*Short task*. Check every line of the material below for the string "seaborn", and return the ones that have it.

(Source code of charts)
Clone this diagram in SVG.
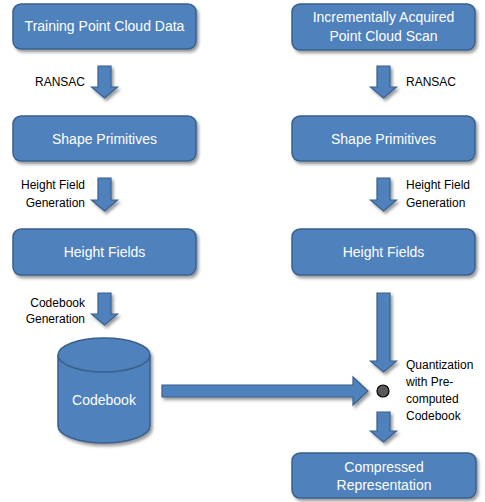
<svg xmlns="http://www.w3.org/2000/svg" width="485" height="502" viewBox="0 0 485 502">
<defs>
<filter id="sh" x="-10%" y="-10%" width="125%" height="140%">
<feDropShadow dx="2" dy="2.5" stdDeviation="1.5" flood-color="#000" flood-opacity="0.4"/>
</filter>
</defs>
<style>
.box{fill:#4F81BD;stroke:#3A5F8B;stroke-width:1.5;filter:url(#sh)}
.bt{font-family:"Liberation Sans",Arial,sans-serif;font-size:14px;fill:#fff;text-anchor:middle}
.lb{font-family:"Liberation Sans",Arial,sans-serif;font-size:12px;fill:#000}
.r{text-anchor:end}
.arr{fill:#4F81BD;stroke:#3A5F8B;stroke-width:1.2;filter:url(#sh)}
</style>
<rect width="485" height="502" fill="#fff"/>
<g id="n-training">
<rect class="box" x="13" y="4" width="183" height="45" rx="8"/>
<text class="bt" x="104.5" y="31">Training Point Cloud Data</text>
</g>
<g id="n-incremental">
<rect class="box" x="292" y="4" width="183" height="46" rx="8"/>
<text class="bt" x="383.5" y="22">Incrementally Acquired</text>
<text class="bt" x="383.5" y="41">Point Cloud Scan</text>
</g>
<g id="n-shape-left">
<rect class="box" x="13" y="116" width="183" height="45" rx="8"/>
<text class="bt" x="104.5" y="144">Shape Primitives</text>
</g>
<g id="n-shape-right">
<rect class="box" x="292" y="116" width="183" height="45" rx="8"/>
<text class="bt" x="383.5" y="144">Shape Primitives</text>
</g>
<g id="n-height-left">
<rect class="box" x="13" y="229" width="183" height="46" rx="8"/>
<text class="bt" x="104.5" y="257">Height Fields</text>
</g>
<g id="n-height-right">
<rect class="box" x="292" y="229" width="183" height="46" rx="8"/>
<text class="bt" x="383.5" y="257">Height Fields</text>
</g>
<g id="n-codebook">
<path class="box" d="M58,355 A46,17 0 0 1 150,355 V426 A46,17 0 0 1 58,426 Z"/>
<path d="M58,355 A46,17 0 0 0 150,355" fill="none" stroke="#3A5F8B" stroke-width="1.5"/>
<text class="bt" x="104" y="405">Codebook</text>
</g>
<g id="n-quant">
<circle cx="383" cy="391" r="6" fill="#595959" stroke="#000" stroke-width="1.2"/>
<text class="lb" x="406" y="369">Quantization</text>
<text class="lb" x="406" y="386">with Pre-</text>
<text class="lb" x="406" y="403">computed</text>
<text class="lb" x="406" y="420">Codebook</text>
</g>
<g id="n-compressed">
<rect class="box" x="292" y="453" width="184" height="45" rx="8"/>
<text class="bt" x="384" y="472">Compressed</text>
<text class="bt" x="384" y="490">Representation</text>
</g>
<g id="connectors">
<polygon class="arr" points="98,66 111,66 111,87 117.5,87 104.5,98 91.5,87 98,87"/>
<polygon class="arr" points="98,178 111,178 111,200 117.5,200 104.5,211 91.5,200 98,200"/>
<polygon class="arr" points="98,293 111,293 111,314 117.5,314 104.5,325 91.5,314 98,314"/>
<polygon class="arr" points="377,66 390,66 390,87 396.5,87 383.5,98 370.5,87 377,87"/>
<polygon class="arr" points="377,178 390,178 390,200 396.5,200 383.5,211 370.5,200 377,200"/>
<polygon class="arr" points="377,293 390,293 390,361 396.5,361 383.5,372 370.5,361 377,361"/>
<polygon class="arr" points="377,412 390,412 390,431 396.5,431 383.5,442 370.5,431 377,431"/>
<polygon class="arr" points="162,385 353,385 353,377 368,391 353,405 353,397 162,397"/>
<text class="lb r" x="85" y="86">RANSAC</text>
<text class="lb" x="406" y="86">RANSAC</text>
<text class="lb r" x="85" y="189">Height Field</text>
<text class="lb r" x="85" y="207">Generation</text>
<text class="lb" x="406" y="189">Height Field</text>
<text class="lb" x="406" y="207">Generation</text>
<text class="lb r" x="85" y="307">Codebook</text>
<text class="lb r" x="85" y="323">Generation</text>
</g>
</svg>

* * *

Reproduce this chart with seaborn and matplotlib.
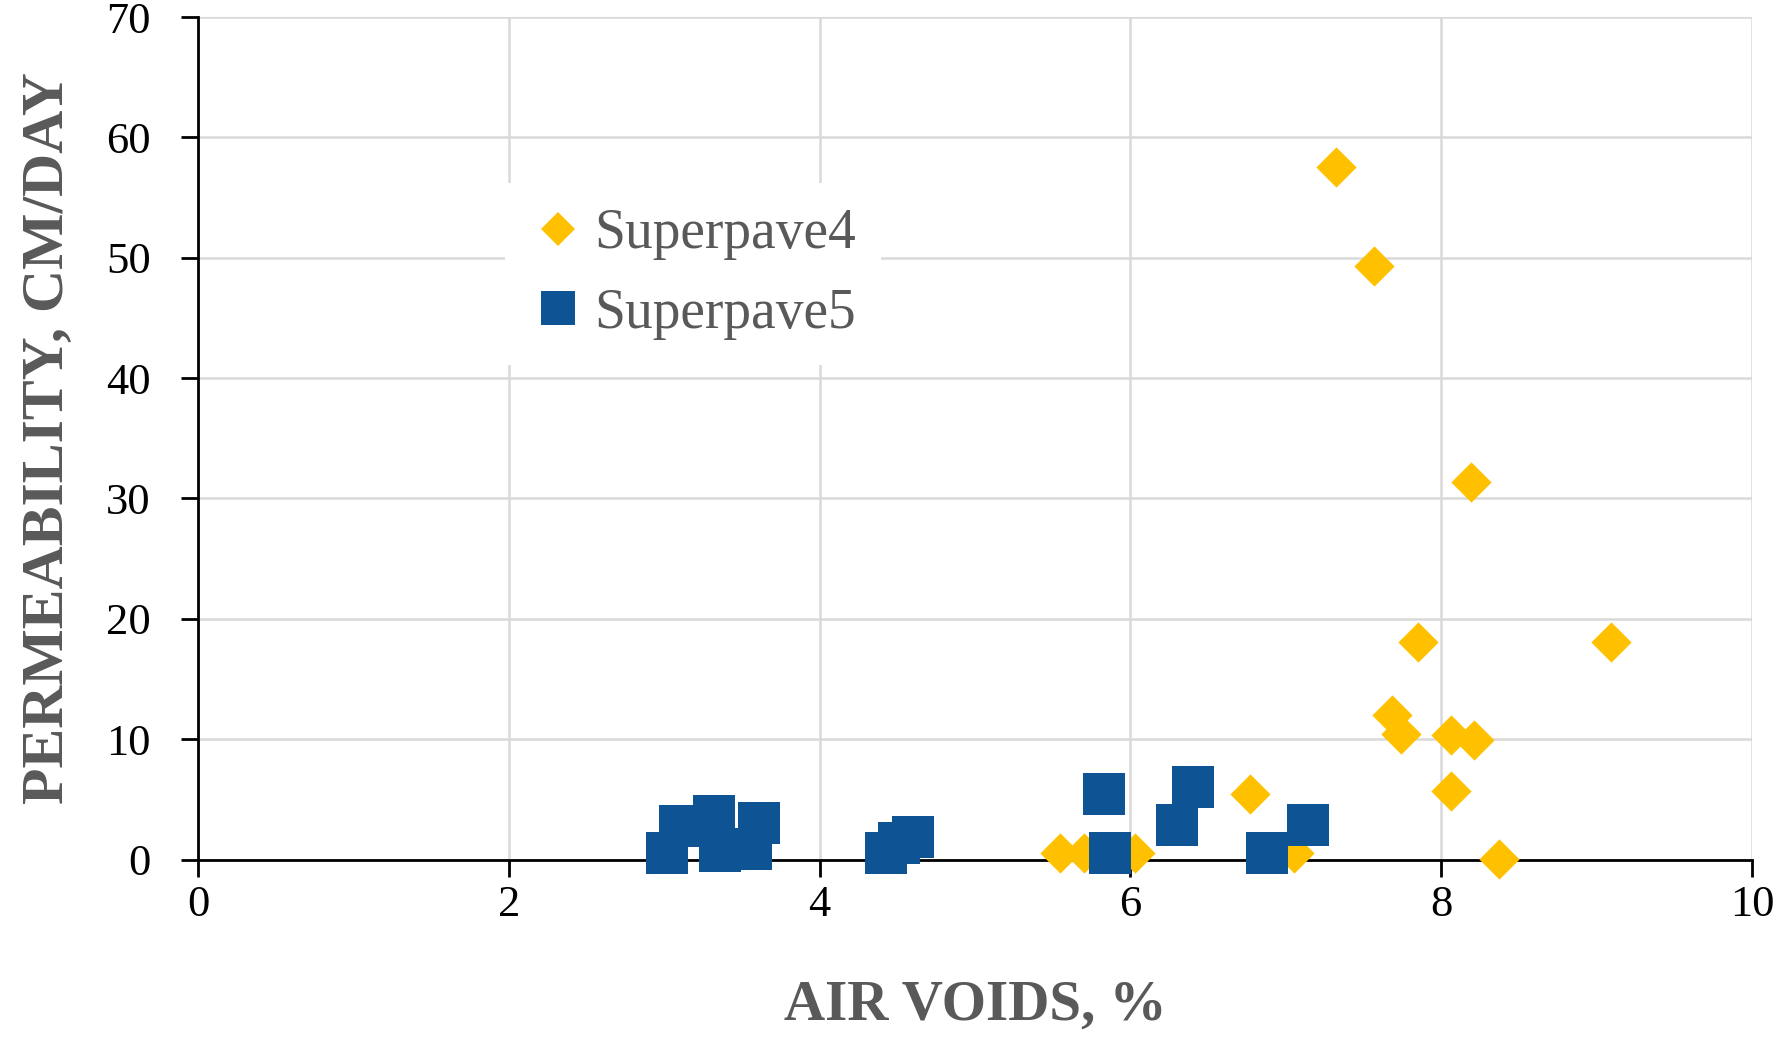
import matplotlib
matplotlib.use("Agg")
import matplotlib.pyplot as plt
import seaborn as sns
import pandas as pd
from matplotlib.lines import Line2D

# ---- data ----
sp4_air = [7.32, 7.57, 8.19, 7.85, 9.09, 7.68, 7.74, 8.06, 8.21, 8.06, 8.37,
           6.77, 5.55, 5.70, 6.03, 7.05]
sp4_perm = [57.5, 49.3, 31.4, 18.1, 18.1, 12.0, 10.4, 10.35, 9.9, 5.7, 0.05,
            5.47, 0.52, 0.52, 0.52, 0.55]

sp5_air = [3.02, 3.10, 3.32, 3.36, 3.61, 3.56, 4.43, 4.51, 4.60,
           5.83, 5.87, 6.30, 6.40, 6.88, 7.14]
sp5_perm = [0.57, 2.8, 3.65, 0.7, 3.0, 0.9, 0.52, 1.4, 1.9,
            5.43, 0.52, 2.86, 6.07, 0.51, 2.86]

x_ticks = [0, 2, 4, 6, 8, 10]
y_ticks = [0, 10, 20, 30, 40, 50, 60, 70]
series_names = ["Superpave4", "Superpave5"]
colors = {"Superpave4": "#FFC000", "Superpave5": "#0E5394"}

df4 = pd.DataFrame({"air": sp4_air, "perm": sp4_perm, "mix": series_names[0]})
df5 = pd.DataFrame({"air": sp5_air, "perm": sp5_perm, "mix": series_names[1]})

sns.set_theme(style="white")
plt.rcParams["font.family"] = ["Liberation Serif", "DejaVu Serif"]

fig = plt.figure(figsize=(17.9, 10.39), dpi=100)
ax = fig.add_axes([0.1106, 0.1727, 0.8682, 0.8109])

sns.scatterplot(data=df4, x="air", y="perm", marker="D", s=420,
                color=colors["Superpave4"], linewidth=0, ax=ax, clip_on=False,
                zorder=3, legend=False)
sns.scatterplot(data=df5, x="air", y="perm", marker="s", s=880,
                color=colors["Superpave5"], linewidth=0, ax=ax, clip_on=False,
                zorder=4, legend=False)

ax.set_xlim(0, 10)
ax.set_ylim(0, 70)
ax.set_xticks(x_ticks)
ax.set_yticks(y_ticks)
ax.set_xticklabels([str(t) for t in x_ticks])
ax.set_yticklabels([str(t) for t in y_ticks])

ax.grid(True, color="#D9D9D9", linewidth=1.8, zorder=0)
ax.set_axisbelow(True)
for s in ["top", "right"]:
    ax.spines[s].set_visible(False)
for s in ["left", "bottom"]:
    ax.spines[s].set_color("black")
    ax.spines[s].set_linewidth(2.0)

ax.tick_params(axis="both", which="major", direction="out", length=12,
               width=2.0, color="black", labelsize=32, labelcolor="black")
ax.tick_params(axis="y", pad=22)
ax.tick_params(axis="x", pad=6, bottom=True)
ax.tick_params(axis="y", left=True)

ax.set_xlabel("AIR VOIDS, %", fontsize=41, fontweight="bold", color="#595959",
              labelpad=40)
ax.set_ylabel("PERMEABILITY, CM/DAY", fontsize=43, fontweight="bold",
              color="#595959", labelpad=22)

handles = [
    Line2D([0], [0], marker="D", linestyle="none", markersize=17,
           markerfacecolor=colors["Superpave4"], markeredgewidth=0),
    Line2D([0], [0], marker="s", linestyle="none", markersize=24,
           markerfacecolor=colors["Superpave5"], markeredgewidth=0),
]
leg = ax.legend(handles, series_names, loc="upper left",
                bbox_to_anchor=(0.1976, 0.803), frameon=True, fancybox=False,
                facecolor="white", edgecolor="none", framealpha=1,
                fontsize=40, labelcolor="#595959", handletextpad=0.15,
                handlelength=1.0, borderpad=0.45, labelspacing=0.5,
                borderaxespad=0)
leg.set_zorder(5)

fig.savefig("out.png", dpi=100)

*Answer to this problem*.
Reproduce this chart with seaborn and matplotlib.
import seaborn as sns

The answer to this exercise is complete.